Les techniciens râlent lorsqu’on voit le reflet d’une sueur sur un visage. Il faut nier la sueur des gens, il faut nier le travail, il faut nier les efforts. Il faut nier la peau qui reflète quelque chose ! On retrouve ce besoin bourgeois de nier l´image du travail. Or ce reflet, c’est la vie-même, la lumière existe, le corps existe. Pourquoi devrait-on le nier ? Lorsque nous étions une colonie, on recouvrait tout pour ne pas voir notre vrai peau, et dans les télés privées on maquille les gens. Il est difficile de construire un sujet historique social qui a honte de sa propre couleur de peau et de sa manière de parler.

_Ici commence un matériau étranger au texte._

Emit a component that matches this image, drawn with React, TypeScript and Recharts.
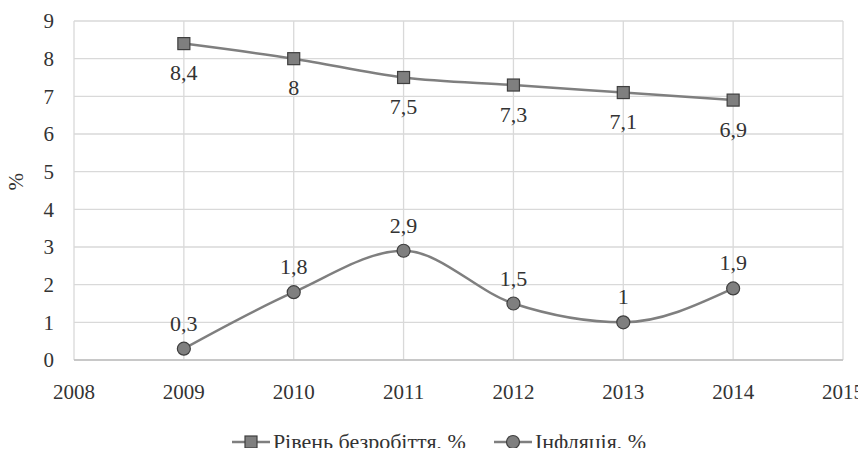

Ali Primera, le chanteur populaire du Venezuela dit : même s´il dit des gros mots, le peuple à des droits. Notre centre de contrôle de qualité censure encore des émissions contenant des “gros mots” ! Cesser de faire disparaître des mots et des reflets, sans même savoir pourquoi on le fait, c’est redevenir nous-mêmes, la télévision n’a pas á maquiller la vie. A la révolution de briser ce résidu de complexe d’infériorité. Le Président Chavez prononce dans ses discours, ces mots savoureux comme “coño”, “vaina”, “carajo” (con, truc, nom de…) parce que les prononcer libère, parce que ce sont simplement nos mots, ceux de la majorité. Les masquer d’un « beeep ! » me fait penser au 12 avril 2002, le coup d´État, c´est au fond la même violence fasciste. Un de nos écrivains, Alí Gómez García, gagnant du prestigieux Prix Casa de las Américas en 1985 pour son ouvrage “Falsas, maliciosas y escandalosas reflexiones de un ñangara” (fausses, malicieuses et scandaleuses réflexions d’un coco) plonge dans cette magnifique rivière lexicale. Tous les jours le peuple vénézuélien la réinvente dans la rue, dans sa camionnette, au travail, dans les champs, là où ce pays est produit. Foucault ou Bakhtine montrent comment la bourgeoisie a inventé des concepts de domination comme celui de la « folie » ou de la « grossièreté » pour dominer les classes populaires « dangereuses ». Un des livres fondateurs de la langue castillane, notre Don Quijote, que notre Ministère de la Culture a massivement et gratuitement distribué à la population, est un véritable torrent de « gros mots ». Comme la littérature de Rabelais.
17. Que signifie la présence de la consultance sociale à VIVE TV ?
Cette “consultoría social” est un dialogue permanent avec les organisations populaires, qui ressource sans cesse Vive aux mouvements sociaux. C’est un classique de l’Histoire de voir l’État s’embourgeoiser, fermer ses portes, “durcir sa carapace” comme disait Julio Cortázar. À plusieurs occasions déjà nous avons reproduit l’attitude du personnel des médias privés : instrumentalisation des gens, mépris, il y a eu beaucoup de mécontentement chez les gens. Dans la mesure où nous maintenons ce lien organique permanent, nous continuons à créer de nouvelles logiques de production. VIVE est une chaîne en mouvement. Les besoins sociaux évoluent. Lorsque des nouvelles choses surgissent, VIVE doit modifier son dispositif (contrairement à une chaîne commerciale qui répète les mêmes formes ad nauseam). La révolution socialiste signifie que l’État doit être transformé en instrument du peuple et cela signifie : á tous les niveaux. Dans la constitution, dans les cercles d’étude, dans la manière dont on manie le budget non seulement d’un ministère mais aussi d’un Conseil communal. C’est pour cela que dans la définition des grilles de programmes et des méthodes de production, la population organisée doit donner son avis de façon permanente ; c’est pour cela que nous voulons casser la vision de pays centrée sur Caracas, en construisant une régionalisation générée par les mouvements sociaux. Tout peut se résumer dans l’idée de construire un État comme pouvoir du peuple et dans le cas de VIVE, de l´Égalité faite télévision.